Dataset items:
[Begin]
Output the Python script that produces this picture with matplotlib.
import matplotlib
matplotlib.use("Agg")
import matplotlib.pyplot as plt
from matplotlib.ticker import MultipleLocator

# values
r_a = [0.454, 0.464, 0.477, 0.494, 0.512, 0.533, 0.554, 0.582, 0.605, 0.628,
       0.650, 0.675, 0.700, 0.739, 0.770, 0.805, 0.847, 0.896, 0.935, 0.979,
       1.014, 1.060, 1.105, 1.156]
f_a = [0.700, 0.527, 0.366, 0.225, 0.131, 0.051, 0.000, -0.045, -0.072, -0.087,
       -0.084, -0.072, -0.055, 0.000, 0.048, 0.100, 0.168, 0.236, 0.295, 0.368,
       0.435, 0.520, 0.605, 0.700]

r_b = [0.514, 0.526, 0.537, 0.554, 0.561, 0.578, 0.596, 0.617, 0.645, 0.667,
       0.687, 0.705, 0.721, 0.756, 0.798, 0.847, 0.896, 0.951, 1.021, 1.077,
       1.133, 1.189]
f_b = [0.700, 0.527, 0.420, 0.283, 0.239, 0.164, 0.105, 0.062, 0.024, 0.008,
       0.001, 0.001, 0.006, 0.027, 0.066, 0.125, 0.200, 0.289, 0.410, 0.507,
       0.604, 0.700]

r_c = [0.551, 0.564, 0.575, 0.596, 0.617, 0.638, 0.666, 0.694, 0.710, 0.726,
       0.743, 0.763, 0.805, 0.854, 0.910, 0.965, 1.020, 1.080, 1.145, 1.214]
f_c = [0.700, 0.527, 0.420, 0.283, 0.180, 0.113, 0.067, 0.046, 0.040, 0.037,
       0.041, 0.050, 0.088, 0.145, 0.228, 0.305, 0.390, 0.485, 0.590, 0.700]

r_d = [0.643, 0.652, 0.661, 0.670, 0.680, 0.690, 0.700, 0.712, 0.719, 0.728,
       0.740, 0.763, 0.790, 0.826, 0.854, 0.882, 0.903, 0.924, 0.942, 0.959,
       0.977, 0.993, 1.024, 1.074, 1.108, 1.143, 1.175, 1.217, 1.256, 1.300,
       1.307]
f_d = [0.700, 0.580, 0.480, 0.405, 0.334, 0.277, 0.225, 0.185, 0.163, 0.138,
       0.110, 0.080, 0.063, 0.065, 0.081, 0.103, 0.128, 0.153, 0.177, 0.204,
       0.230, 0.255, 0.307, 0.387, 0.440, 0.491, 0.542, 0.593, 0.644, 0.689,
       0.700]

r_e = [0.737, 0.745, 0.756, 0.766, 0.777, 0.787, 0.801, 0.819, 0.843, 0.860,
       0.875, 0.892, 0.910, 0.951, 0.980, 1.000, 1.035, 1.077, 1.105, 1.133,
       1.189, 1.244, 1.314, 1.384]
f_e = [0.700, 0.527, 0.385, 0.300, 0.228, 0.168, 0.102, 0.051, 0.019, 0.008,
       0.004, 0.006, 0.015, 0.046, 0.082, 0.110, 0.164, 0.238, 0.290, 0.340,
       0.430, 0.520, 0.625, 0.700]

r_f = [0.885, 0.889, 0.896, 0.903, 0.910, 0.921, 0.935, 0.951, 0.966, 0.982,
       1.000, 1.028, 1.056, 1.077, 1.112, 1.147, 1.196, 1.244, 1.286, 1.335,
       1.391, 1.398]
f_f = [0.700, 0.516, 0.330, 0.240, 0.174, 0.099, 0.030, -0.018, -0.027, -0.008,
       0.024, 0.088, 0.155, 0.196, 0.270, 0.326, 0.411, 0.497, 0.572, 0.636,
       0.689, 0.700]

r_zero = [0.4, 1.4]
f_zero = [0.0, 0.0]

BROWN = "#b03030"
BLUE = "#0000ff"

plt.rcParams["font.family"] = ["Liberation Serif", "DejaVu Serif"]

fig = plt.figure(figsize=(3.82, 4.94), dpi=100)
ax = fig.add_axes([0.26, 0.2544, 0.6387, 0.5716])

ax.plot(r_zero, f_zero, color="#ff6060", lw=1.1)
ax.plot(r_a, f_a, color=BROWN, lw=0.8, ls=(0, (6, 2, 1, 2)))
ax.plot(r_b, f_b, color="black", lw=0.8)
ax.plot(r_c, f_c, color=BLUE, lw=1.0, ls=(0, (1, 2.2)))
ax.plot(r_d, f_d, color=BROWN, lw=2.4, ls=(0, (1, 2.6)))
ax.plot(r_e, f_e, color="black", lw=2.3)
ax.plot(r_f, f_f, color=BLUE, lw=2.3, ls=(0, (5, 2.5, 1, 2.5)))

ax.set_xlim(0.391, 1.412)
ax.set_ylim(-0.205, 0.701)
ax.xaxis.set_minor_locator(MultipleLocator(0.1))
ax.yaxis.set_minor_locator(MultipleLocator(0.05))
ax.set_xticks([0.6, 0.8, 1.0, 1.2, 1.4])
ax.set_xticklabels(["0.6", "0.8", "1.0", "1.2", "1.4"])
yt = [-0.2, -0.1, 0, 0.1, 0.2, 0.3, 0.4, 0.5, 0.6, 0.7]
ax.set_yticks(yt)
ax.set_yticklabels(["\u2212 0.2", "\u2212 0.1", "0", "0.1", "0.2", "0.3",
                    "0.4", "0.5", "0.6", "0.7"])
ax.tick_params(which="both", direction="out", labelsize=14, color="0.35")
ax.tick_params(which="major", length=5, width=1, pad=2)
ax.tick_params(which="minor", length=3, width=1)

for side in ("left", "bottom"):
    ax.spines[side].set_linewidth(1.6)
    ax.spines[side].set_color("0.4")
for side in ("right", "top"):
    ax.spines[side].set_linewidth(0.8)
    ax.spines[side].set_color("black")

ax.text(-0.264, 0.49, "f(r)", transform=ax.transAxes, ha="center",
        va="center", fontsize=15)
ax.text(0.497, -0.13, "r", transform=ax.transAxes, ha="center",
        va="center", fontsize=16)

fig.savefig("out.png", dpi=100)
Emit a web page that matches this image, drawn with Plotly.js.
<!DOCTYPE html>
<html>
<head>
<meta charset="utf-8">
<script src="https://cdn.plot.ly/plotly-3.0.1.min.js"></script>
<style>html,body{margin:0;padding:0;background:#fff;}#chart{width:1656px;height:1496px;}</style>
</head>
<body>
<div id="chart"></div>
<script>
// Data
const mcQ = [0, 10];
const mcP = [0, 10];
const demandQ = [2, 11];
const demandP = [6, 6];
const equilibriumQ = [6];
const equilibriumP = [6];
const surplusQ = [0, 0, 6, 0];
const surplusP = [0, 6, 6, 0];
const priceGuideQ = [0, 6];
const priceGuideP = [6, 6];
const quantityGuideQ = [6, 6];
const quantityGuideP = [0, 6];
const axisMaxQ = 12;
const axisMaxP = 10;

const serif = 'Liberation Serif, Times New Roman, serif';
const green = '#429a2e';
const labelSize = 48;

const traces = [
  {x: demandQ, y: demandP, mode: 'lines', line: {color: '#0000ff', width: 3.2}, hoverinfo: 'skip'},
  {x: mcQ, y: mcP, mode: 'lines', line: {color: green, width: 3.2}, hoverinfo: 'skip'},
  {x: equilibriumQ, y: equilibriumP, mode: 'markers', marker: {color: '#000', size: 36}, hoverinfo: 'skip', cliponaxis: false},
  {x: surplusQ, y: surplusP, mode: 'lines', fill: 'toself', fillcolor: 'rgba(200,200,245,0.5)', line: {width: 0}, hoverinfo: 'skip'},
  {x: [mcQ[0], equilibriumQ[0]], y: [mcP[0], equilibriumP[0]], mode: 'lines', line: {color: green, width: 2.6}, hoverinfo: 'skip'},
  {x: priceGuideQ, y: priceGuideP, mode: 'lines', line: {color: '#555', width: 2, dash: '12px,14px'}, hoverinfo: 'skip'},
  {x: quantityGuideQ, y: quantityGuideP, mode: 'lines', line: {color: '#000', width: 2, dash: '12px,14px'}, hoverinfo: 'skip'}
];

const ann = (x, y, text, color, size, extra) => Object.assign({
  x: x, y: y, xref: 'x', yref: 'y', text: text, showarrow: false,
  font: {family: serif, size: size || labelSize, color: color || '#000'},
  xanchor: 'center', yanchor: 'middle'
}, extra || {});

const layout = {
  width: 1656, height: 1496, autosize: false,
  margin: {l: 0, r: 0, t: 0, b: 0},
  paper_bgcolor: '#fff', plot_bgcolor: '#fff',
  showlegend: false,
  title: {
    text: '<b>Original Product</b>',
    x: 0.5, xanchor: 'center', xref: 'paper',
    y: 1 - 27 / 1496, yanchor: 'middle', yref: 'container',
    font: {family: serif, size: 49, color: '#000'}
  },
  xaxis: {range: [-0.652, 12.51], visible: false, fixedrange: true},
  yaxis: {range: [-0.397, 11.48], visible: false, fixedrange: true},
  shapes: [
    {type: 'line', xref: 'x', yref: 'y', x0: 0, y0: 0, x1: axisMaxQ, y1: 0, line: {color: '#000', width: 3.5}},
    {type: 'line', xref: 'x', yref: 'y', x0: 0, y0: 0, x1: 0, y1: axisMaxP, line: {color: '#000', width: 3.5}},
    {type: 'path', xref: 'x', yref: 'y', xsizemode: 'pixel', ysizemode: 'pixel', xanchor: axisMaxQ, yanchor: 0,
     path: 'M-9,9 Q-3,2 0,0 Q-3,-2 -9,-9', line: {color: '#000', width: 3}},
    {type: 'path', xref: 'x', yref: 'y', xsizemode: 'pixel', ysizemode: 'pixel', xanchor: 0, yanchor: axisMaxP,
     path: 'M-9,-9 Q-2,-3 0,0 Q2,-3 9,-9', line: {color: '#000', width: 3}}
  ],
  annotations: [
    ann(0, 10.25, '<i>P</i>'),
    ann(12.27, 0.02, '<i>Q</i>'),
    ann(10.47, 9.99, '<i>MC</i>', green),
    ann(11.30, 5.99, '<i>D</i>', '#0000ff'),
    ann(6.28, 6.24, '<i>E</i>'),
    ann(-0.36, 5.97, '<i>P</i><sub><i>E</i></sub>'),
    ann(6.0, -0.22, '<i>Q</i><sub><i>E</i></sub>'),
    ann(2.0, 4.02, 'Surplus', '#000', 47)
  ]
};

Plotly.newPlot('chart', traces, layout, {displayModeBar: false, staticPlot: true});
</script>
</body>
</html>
[End]
Task prompt:
Up to and including the line with "from matplotlib.ticker import MultipleLocator", repeat the data exactly, starting from its first line; nothing else belongs in the response.

Task response:
Output the Python script that produces this picture with matplotlib.
import matplotlib
matplotlib.use("Agg")
import matplotlib.pyplot as plt
from matplotlib.ticker import MultipleLocator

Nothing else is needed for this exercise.